**Prompt**
Take the lines from the beginning of the material through the line containing "(start) at (277,47.5)" and retype them exactly, leaving the pictures out.

**Data to use**
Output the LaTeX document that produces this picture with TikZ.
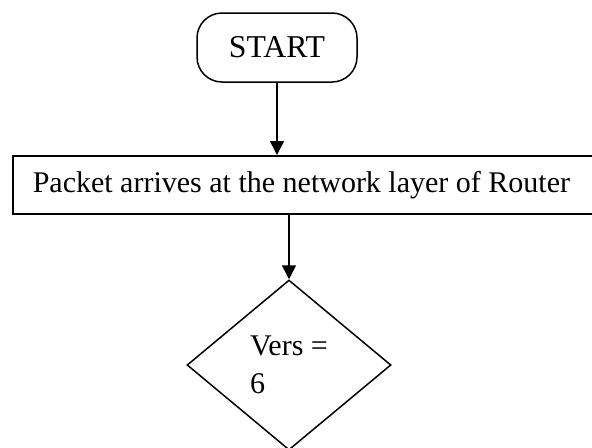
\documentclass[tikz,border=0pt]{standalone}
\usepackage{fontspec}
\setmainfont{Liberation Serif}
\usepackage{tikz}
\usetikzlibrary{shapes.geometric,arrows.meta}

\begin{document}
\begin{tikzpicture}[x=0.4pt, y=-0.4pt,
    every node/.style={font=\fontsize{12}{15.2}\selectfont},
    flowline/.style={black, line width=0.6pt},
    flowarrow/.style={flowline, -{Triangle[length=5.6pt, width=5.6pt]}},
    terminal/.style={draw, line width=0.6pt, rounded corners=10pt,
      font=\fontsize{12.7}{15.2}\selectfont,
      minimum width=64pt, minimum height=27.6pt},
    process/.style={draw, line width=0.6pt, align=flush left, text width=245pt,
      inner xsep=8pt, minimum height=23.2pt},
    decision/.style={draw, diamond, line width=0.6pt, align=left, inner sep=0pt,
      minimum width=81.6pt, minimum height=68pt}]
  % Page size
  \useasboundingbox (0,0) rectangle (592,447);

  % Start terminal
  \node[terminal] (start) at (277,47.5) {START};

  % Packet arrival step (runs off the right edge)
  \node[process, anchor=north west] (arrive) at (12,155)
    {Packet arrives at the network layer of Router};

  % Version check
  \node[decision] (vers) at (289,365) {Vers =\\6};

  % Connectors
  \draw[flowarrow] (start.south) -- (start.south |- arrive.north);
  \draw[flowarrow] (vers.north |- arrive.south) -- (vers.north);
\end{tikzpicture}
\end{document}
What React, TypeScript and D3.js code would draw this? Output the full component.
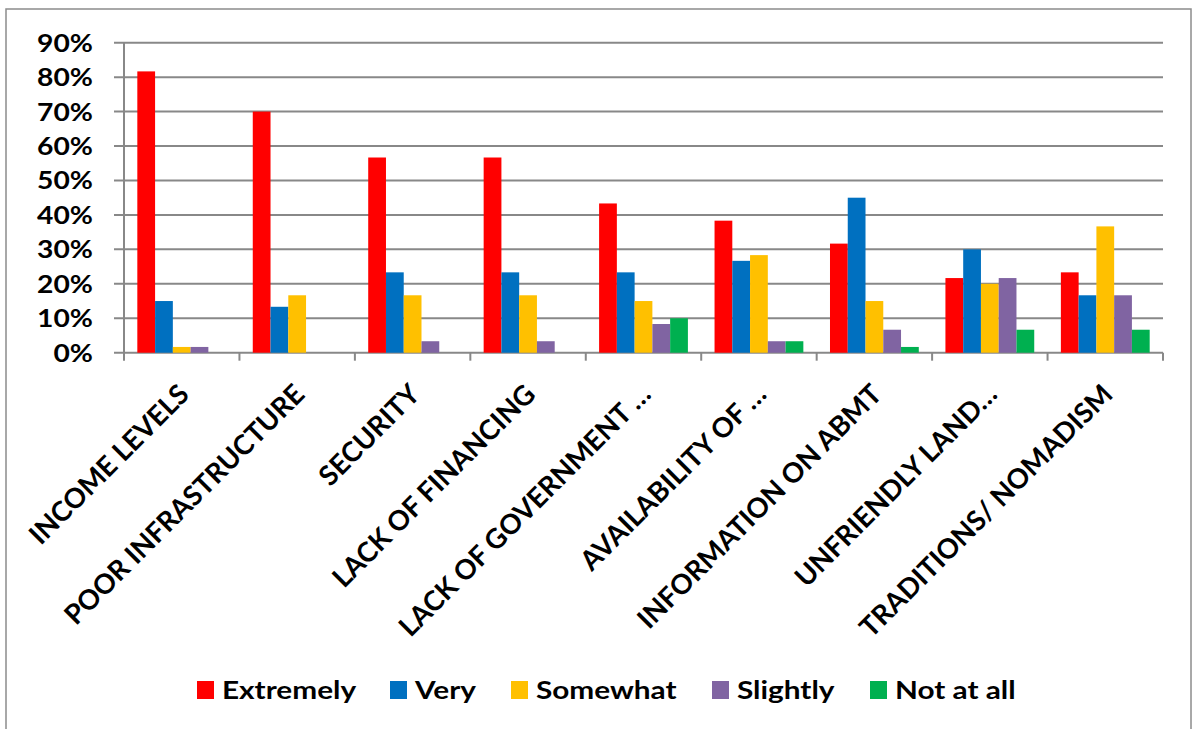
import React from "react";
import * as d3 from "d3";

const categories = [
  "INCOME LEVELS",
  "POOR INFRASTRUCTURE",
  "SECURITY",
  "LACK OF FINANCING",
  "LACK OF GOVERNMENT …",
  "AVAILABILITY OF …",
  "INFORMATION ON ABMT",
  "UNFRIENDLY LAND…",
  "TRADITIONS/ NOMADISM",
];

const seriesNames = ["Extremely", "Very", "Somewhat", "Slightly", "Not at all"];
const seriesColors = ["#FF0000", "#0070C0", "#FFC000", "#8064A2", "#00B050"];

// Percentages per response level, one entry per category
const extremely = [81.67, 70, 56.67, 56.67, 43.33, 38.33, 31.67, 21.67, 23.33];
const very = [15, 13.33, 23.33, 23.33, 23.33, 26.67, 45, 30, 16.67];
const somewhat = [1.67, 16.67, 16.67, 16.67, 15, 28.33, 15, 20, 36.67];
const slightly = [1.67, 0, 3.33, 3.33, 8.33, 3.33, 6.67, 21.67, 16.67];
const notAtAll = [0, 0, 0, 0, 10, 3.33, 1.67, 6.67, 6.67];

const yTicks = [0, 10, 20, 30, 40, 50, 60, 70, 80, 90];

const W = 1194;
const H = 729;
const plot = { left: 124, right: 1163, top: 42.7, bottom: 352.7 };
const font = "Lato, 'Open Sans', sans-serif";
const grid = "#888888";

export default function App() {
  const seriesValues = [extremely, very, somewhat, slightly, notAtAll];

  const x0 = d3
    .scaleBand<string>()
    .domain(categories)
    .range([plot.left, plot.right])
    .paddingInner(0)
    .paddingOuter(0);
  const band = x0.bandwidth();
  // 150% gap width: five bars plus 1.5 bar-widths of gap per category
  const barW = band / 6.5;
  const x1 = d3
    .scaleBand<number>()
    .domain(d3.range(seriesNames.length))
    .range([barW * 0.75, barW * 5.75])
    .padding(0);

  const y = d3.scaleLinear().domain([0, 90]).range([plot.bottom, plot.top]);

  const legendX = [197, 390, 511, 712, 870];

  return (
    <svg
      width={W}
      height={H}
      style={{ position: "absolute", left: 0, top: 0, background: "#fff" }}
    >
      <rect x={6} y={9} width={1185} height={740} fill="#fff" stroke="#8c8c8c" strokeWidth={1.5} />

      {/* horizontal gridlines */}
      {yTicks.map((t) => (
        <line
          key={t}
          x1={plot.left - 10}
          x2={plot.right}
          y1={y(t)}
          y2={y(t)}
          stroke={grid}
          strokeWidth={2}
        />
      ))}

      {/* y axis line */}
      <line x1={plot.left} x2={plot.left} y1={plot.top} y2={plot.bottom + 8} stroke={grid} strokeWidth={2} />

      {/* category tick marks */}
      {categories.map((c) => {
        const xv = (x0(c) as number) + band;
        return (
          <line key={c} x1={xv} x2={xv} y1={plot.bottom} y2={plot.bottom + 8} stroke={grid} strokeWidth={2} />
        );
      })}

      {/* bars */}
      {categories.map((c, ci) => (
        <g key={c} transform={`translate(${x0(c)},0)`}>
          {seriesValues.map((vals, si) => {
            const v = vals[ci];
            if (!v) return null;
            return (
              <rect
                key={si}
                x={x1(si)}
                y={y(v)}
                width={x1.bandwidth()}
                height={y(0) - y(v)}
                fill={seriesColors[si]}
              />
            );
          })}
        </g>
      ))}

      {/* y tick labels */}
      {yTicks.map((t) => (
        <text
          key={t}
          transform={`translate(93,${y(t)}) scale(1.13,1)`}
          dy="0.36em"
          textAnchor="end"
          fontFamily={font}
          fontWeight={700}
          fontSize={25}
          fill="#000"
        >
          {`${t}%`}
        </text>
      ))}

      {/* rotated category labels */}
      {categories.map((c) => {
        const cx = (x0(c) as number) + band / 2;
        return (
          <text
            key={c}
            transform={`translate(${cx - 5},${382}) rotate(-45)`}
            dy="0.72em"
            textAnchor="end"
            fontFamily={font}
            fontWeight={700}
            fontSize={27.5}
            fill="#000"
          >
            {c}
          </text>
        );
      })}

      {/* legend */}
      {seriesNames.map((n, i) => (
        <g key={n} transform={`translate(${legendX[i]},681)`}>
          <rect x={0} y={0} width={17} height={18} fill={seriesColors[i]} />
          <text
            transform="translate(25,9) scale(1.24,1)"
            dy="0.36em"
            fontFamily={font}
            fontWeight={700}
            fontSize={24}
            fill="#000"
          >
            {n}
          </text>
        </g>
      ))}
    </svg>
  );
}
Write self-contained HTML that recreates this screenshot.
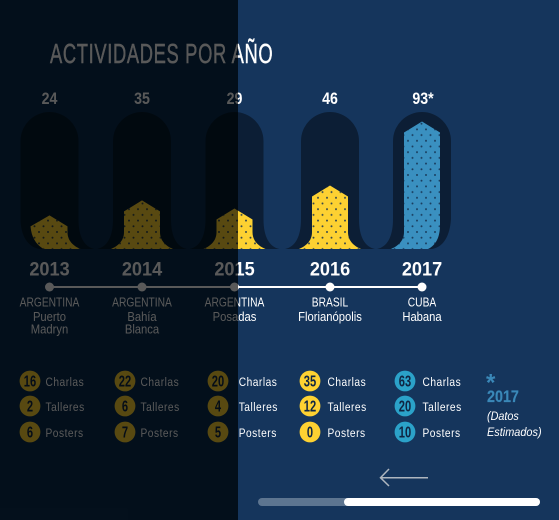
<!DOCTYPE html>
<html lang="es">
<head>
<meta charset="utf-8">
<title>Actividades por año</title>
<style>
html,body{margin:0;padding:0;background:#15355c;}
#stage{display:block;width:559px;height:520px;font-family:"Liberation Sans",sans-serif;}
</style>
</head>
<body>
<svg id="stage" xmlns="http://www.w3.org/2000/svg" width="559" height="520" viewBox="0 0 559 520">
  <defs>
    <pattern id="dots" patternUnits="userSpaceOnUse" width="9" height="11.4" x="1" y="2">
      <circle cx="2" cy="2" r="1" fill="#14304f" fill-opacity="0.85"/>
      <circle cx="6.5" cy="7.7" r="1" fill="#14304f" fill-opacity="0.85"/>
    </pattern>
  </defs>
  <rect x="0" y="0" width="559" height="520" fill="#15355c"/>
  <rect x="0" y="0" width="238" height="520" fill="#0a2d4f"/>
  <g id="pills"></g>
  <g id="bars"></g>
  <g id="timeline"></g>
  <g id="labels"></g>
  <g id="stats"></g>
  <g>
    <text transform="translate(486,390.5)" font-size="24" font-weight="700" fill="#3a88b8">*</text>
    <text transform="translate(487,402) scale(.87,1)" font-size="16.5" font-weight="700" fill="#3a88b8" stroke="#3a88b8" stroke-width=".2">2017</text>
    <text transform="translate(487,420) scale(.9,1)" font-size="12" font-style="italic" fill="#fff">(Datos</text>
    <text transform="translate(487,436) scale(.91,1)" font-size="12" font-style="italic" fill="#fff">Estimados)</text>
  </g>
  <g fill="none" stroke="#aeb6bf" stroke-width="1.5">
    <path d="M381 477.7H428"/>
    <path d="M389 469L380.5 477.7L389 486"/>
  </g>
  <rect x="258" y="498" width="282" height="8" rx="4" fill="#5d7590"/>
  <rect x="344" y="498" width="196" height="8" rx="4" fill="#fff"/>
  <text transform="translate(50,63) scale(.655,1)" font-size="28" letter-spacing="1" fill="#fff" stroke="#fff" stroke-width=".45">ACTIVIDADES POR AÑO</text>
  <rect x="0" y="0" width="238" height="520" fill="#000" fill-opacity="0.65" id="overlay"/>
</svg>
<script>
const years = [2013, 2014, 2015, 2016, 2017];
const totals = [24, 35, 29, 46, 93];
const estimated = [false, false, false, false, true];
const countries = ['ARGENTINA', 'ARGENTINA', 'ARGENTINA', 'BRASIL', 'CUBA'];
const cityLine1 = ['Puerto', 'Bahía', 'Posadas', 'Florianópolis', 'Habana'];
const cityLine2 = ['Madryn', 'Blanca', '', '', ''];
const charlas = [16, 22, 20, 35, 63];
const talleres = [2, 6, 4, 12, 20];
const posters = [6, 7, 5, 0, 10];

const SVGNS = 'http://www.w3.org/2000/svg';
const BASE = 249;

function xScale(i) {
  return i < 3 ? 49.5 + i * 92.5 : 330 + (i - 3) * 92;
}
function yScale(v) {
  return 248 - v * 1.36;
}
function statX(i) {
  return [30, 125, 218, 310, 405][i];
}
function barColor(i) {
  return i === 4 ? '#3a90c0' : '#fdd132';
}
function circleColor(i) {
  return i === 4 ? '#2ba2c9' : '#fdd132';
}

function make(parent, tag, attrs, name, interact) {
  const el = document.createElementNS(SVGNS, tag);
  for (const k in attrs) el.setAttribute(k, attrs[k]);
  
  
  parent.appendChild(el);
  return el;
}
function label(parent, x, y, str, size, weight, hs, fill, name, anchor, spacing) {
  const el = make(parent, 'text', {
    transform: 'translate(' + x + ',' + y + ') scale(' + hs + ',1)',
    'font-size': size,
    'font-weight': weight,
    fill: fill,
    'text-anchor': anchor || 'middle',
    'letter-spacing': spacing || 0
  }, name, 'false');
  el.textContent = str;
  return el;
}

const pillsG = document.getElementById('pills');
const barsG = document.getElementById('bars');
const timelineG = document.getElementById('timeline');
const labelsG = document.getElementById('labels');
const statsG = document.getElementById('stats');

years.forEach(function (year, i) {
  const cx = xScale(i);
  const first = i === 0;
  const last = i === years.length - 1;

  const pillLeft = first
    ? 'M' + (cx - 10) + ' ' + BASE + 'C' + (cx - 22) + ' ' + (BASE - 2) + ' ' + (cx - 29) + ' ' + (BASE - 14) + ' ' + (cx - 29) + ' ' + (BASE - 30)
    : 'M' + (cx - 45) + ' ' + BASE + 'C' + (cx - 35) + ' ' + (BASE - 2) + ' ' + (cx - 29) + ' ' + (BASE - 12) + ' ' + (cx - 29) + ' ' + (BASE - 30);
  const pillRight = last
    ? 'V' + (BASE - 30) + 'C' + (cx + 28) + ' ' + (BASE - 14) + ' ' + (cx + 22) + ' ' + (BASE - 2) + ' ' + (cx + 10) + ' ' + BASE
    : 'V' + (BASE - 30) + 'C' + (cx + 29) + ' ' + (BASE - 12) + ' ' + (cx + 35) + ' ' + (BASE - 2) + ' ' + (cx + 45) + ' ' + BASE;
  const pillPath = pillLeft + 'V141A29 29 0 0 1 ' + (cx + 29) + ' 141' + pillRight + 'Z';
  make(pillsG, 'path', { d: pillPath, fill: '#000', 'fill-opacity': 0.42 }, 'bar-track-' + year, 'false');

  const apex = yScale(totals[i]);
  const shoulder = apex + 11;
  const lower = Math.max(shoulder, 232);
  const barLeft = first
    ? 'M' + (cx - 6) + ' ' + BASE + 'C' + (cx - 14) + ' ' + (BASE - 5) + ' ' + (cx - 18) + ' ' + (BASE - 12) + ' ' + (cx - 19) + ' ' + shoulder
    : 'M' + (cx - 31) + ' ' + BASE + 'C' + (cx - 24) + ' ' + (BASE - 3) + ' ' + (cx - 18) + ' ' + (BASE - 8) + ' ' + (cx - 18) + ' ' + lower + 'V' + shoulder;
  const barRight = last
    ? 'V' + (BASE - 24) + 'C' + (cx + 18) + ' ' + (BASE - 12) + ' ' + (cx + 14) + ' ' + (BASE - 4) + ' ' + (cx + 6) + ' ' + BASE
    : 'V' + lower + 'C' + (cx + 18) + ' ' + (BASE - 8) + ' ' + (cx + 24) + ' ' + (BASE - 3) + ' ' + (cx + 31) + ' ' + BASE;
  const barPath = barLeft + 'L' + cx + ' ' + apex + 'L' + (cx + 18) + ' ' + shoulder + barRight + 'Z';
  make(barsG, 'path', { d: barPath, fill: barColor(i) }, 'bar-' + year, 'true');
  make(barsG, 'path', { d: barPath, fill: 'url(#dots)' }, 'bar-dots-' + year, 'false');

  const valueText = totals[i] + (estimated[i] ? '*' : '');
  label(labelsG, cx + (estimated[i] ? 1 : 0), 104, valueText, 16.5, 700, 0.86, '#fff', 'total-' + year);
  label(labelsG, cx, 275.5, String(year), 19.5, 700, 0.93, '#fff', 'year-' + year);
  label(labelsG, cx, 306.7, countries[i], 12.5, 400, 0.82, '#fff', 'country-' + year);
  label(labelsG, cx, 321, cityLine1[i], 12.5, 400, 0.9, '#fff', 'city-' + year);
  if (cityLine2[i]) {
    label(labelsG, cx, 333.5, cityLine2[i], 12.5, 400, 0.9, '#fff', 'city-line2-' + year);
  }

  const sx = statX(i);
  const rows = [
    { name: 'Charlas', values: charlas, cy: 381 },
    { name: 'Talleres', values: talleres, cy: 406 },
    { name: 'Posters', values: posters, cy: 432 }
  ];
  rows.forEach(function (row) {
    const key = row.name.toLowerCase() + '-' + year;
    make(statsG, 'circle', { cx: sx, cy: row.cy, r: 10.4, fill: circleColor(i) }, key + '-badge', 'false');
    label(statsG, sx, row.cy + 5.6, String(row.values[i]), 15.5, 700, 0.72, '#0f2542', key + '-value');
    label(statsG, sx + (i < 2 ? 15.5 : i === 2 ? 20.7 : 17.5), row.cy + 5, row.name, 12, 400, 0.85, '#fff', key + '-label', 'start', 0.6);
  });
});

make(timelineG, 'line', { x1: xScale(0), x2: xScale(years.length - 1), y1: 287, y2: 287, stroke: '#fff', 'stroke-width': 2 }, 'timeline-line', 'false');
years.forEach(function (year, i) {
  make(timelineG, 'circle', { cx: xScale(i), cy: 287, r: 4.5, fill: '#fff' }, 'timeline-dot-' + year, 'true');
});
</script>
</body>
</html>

**Result below**
Output the LaTeX document that produces this picture with TikZ.
\documentclass[tikz,border=0pt]{standalone}
\usepackage{fontspec}
\setmainfont{Liberation Serif}
\usepackage{tikz}
\usetikzlibrary{shapes.geometric,arrows.meta}

\begin{document}
\begin{tikzpicture}[x=0.4pt, y=-0.4pt,
    every node/.style={font=\fontsize{12}{15.2}\selectfont},
    flowline/.style={black, line width=0.6pt},
    flowarrow/.style={flowline, -{Triangle[length=5.6pt, width=5.6pt]}},
    terminal/.style={draw, line width=0.6pt, rounded corners=10pt,
      font=\fontsize{12.7}{15.2}\selectfont,
      minimum width=64pt, minimum height=27.6pt},
    process/.style={draw, line width=0.6pt, align=flush left, text width=245pt,
      inner xsep=8pt, minimum height=23.2pt},
    decision/.style={draw, diamond, line width=0.6pt, align=left, inner sep=0pt,
      minimum width=81.6pt, minimum height=68pt}]
  % Page size
  \useasboundingbox (0,0) rectangle (592,447);

  % Start terminal
  \node[terminal] (start) at (277,47.5) {START};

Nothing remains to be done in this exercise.